Gretsch also repeated her gold medal hunt at the 2018 Winter Paralympics after emerging as the winner in the women's 12km sitting event which is a part of the cross-country skiing event. This was her second Paralympic gold medal and the first gold medal that she achieved in cross-country skiing.

Gretsch was one of two Paralympic gold winners representing the United States, the other being Daniel Cnossen, the first male biathlete to achieve a medal in either the Olympics or the Paralympics.
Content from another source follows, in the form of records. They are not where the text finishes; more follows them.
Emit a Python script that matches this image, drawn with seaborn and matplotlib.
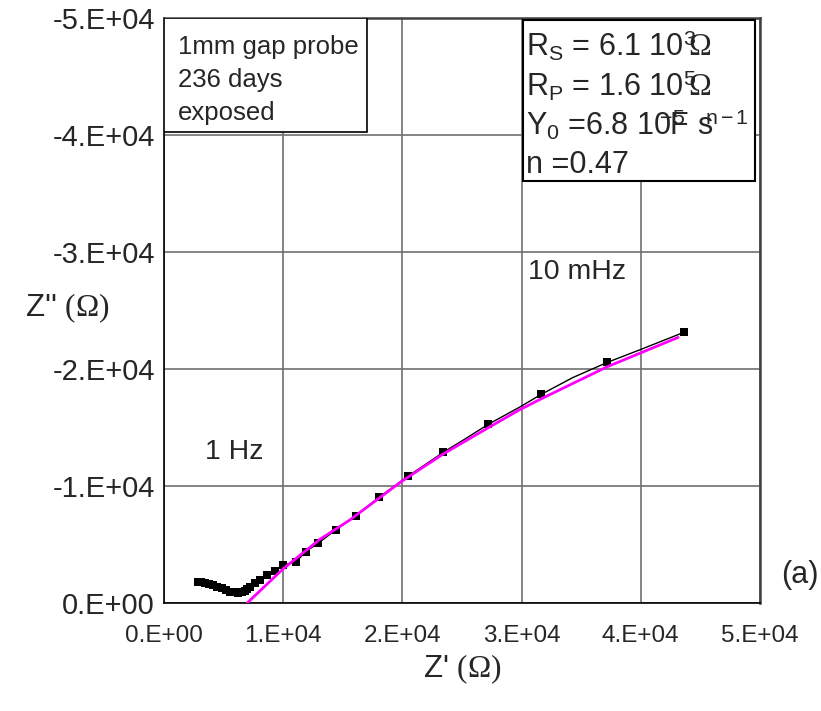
import numpy as np
import pandas as pd
import matplotlib
matplotlib.use("Agg")
import matplotlib.pyplot as plt
import seaborn as sns
from matplotlib.patches import Rectangle

# ---- data ----
zr_meas = [2870, 3100, 3430, 3750, 4130, 4480, 4830, 5200, 5530, 5900, 6220,
           6500, 6780, 7000, 7200, 7620, 8040, 8600, 9300, 9990, 11100, 11870,
           12920, 14400, 16080, 18030, 20490, 23430, 25350, 27200, 29800,
           31660, 34280, 37200, 39870, 43630]
zi_meas = [-1770, -1770, -1740, -1650, -1540, -1350, -1250, -1080, -970, -900,
           -880, -920, -1050, -1200, -1350, -1680, -1970, -2400, -2760, -3250,
           -3530, -4390, -5100, -6240, -7460, -9030, -10850, -12880, -14080,
           -15270, -16720, -17840, -19260, -20570, -21620, -23140]
marked = [1, 1, 1, 1, 1, 1, 1, 1, 1, 1, 1, 1, 1, 1, 1, 1, 1, 1, 1, 1, 1, 1,
          1, 1, 1, 1, 1, 1, 0, 1, 0, 1, 0, 1, 0, 1]

zr_fit = [6980, 8000, 9970, 13070, 15580, 19900, 23430, 27200, 29800, 31660,
          37200, 43130]
zi_fit = [0, -990, -2900, -5440, -7090, -10370, -12740, -14980, -16500,
          -17460, -20200, -22700]

x_ticks = [0, 10000, 20000, 30000, 40000, 50000]
x_ticklabels = ["0.E+00", "1.E+04", "2.E+04", "3.E+04", "4.E+04", "5.E+04"]
y_ticks = [0, -10000, -20000, -30000, -40000, -50000]
y_ticklabels = ["0.E+00", "-1.E+04", "-2.E+04", "-3.E+04", "-4.E+04", "-5.E+04"]

info_lines = [
    r"R$_\mathregular{S}$ = 6.1 10$^\mathregular{3}\!\!\mathrm{\Omega}$",
    r"R$_\mathregular{P}$ = 1.6 10$^\mathregular{5}\!\!\mathrm{\Omega}$",
    r"Y$_\mathregular{0}$ =6.8 10$\!\!\!^\mathregular{-5}\!\!\!\!$F s$\!\!^\mathregular{n-1}$",
    "n =0.47",
]
probe_lines = ["1mm gap probe", "236 days", "exposed"]

# ---- style ----
sns.set_theme(style="white")
plt.rcParams["font.family"] = ["Liberation Sans", "DejaVu Sans"]
plt.rcParams["mathtext.fontset"] = "custom"
plt.rcParams["mathtext.rm"] = "Liberation Serif"
plt.rcParams["mathtext.it"] = "Liberation Serif:italic"

fig = plt.figure(figsize=(8.21, 7.11), dpi=100)
ax = fig.add_axes([0.1998, 0.1519, 0.7259, 0.8228])

meas = pd.DataFrame({"zr": zr_meas, "zi": zi_meas, "m": marked})
fit = pd.DataFrame({"zr": zr_fit, "zi": zi_fit})

sns.lineplot(data=meas, x="zr", y="zi", sort=False, color="black",
             linewidth=1.0, ax=ax, zorder=3)
sns.scatterplot(data=meas[meas["m"] == 1], x="zr", y="zi", marker="s",
                s=30, color="black", edgecolor="black", linewidth=0,
                ax=ax, zorder=4)
sns.lineplot(data=fit, x="zr", y="zi", sort=False, color="#FF00FF",
             linewidth=2.0, ax=ax, zorder=5)

ax.set_xlim(0, 50000)
ax.set_ylim(0, -50000)
ax.set_xticks(x_ticks)
ax.set_xticklabels(x_ticklabels)
ax.set_yticks(y_ticks)
ax.set_yticklabels(y_ticklabels)
ax.tick_params(axis="both", which="major", direction="out", length=6,
               width=1, color="black", pad=3)
ax.tick_params(axis="x", labelsize=17.5, pad=10)
ax.tick_params(axis="y", labelsize=21, pad=0.5)

ax.grid(True, color="#707070", linewidth=1.2)
ax.set_axisbelow(True)
for side in ["left", "bottom"]:
    ax.spines[side].set_color("black")
    ax.spines[side].set_linewidth(1.2)
for side in ["top", "right"]:
    ax.spines[side].set_color("#404040")
    ax.spines[side].set_linewidth(1.8)

ax.set_xlabel(r"Z' $\mathrm{(\Omega)}$", fontsize=22.5, labelpad=4)
ax.set_ylabel(r"Z'' $\mathrm{(\Omega)}$", fontsize=22.5, rotation=0,
              ha="center", va="center")
ax.yaxis.set_label_coords(-0.163, 0.504)

# text boxes
ax.add_patch(Rectangle((0.0, 0.805), 0.34, 0.195, transform=ax.transAxes,
                       facecolor="white", edgecolor="black", linewidth=1.2,
                       zorder=6))
for i, t in enumerate(probe_lines):
    ax.text(0.023, 0.95 - i * 0.056, t, transform=ax.transAxes, fontsize=18.5,
            va="center", ha="left", zorder=7)

ax.add_patch(Rectangle((0.602, 0.721), 0.39, 0.276, transform=ax.transAxes,
                       facecolor="white", edgecolor="black", linewidth=1.5,
                       zorder=6))
for i, t in enumerate(info_lines):
    ax.text(0.607, 0.951 - i * 0.0672, t, transform=ax.transAxes, fontsize=22,
            va="center", ha="left", zorder=7)

ax.text(0.693, 0.566, "10 mHz", transform=ax.transAxes, fontsize=20.5,
        ha="center", va="center")
ax.text(0.117, 0.258, "1 Hz", transform=ax.transAxes, fontsize=20.5,
        ha="center", va="center")
fig.text(0.974, 0.191, "(a)", fontsize=22, ha="center", va="center")

fig.savefig("out.png", dpi=100)
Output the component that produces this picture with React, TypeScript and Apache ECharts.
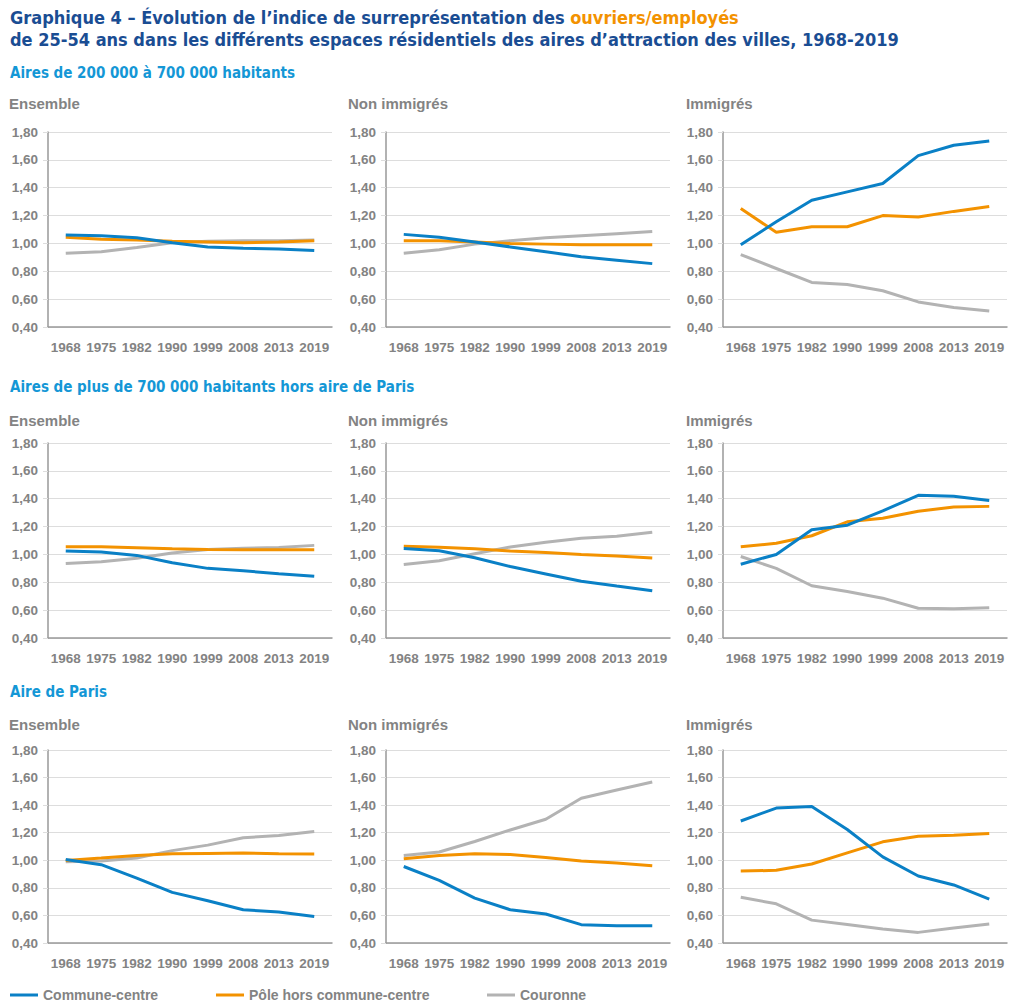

=== 2020 Summer Paralympics ===
Gretsch made her debut Summer Paralympics appearance representing United States at the 2020 Summer Paralympics in paratriathlon event and it also marked her second Paralympic appearance after featuring in 2018 Winter Paralympics. She went onto clinch her first Summer Paralympic medal in her maiden Summer Paralympic appearance. She became a Paralympic champion in the women's PTWC paratriathlon event whereas she notably defeated reigning world champion Lauren Parker of Australia to claim gold medal in the relevant competition.

She also became the fifth American and third American woman to have clinched gold medals in both Summer Paralympics and Winter Paralympics.

=== 2021 World Para Snow Sports Championships ===

She won the gold medal in the women's 7.5 km sitting cross-country skiing event at the 2021 World Para Snow Sports Championships held in Lillehammer, Norway. She also won gold medals in the women's 10 km sitting biathlon event and in the women's Individual sitting biathlon event. In cross-country skiing, she won the silver medal in the women's long-distance sitting event.

=== 2022 Winter Paralympics ===
She competed in the Women's 6 kilometres Biathlon seated, winning a bronze medal.